* Information provided *
□ □ □ □ □
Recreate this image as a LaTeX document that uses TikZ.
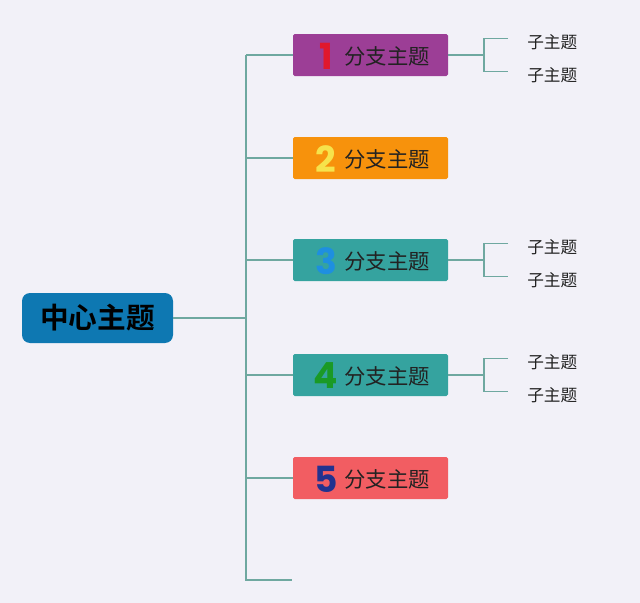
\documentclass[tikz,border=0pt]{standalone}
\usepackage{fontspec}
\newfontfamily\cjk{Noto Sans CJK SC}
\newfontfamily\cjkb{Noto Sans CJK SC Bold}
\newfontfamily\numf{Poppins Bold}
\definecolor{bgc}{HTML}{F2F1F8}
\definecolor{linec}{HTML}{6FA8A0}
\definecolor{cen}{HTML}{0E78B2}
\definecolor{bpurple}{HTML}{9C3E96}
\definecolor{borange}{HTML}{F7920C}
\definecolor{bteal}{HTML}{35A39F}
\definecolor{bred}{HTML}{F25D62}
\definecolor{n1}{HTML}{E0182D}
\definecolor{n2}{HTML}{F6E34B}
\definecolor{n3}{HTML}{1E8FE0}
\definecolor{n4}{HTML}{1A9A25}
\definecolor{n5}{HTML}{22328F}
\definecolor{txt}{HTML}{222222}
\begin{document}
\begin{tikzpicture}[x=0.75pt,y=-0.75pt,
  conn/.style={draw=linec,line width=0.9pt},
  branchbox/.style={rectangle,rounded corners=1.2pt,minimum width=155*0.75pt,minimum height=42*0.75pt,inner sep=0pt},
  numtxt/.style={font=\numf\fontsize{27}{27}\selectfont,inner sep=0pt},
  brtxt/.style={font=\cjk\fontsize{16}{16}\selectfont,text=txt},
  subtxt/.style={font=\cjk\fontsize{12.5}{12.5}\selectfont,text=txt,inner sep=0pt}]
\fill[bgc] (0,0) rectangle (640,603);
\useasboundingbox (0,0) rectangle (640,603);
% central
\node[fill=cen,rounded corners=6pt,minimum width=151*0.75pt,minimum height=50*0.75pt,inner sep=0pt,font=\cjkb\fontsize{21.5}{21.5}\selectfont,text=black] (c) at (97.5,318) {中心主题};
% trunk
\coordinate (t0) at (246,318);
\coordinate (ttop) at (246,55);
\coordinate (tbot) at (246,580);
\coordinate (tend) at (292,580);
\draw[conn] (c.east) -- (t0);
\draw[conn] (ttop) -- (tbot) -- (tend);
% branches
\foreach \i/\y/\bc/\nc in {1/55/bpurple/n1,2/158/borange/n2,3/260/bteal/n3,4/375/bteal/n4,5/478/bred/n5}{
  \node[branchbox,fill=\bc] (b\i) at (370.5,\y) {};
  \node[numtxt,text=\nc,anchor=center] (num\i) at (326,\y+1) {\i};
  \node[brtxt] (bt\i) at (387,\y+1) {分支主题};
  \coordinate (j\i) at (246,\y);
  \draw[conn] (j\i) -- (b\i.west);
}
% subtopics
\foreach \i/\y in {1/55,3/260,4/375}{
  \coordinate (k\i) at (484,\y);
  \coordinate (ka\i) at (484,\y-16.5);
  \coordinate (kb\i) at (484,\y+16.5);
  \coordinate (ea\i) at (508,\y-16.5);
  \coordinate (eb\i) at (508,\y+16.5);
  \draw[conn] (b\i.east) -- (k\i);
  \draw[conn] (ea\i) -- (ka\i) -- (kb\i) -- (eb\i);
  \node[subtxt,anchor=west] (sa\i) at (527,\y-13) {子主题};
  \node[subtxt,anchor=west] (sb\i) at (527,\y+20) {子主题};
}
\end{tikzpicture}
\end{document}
□ □ □ □ □
* What to work on *
Copy each line in full and exactly, omitting any picture.

* Result of this task *
Recreate this image as a LaTeX document that uses TikZ.
\documentclass[tikz,border=0pt]{standalone}
\usepackage{fontspec}
\newfontfamily\cjk{Noto Sans CJK SC}
\newfontfamily\cjkb{Noto Sans CJK SC Bold}
\newfontfamily\numf{Poppins Bold}
\definecolor{bgc}{HTML}{F2F1F8}
\definecolor{linec}{HTML}{6FA8A0}
\definecolor{cen}{HTML}{0E78B2}
\definecolor{bpurple}{HTML}{9C3E96}
\definecolor{borange}{HTML}{F7920C}
\definecolor{bteal}{HTML}{35A39F}
\definecolor{bred}{HTML}{F25D62}
\definecolor{n1}{HTML}{E0182D}
\definecolor{n2}{HTML}{F6E34B}
\definecolor{n3}{HTML}{1E8FE0}
\definecolor{n4}{HTML}{1A9A25}
\definecolor{n5}{HTML}{22328F}
\definecolor{txt}{HTML}{222222}
\begin{document}
\begin{tikzpicture}[x=0.75pt,y=-0.75pt,
  conn/.style={draw=linec,line width=0.9pt},
  branchbox/.style={rectangle,rounded corners=1.2pt,minimum width=155*0.75pt,minimum height=42*0.75pt,inner sep=0pt},
  numtxt/.style={font=\numf\fontsize{27}{27}\selectfont,inner sep=0pt},
  brtxt/.style={font=\cjk\fontsize{16}{16}\selectfont,text=txt},
  subtxt/.style={font=\cjk\fontsize{12.5}{12.5}\selectfont,text=txt,inner sep=0pt}]
\fill[bgc] (0,0) rectangle (640,603);
\useasboundingbox (0,0) rectangle (640,603);
% central
\node[fill=cen,rounded corners=6pt,minimum width=151*0.75pt,minimum height=50*0.75pt,inner sep=0pt,font=\cjkb\fontsize{21.5}{21.5}\selectfont,text=black] (c) at (97.5,318) {中心主题};
% trunk
\coordinate (t0) at (246,318);
\coordinate (ttop) at (246,55);
\coordinate (tbot) at (246,580);
\coordinate (tend) at (292,580);
\draw[conn] (c.east) -- (t0);
\draw[conn] (ttop) -- (tbot) -- (tend);
% branches
\foreach \i/\y/\bc/\nc in {1/55/bpurple/n1,2/158/borange/n2,3/260/bteal/n3,4/375/bteal/n4,5/478/bred/n5}{
  \node[branchbox,fill=\bc] (b\i) at (370.5,\y) {};
  \node[numtxt,text=\nc,anchor=center] (num\i) at (326,\y+1) {\i};
  \node[brtxt] (bt\i) at (387,\y+1) {分支主题};
  \coordinate (j\i) at (246,\y);
  \draw[conn] (j\i) -- (b\i.west);
}
% subtopics
\foreach \i/\y in {1/55,3/260,4/375}{
  \coordinate (k\i) at (484,\y);
  \coordinate (ka\i) at (484,\y-16.5);
  \coordinate (kb\i) at (484,\y+16.5);
  \coordinate (ea\i) at (508,\y-16.5);
  \coordinate (eb\i) at (508,\y+16.5);
  \draw[conn] (b\i.east) -- (k\i);
  \draw[conn] (ea\i) -- (ka\i) -- (kb\i) -- (eb\i);
  \node[subtxt,anchor=west] (sa\i) at (527,\y-13) {子主题};
  \node[subtxt,anchor=west] (sb\i) at (527,\y+20) {子主题};
}
\end{tikzpicture}
\end{document}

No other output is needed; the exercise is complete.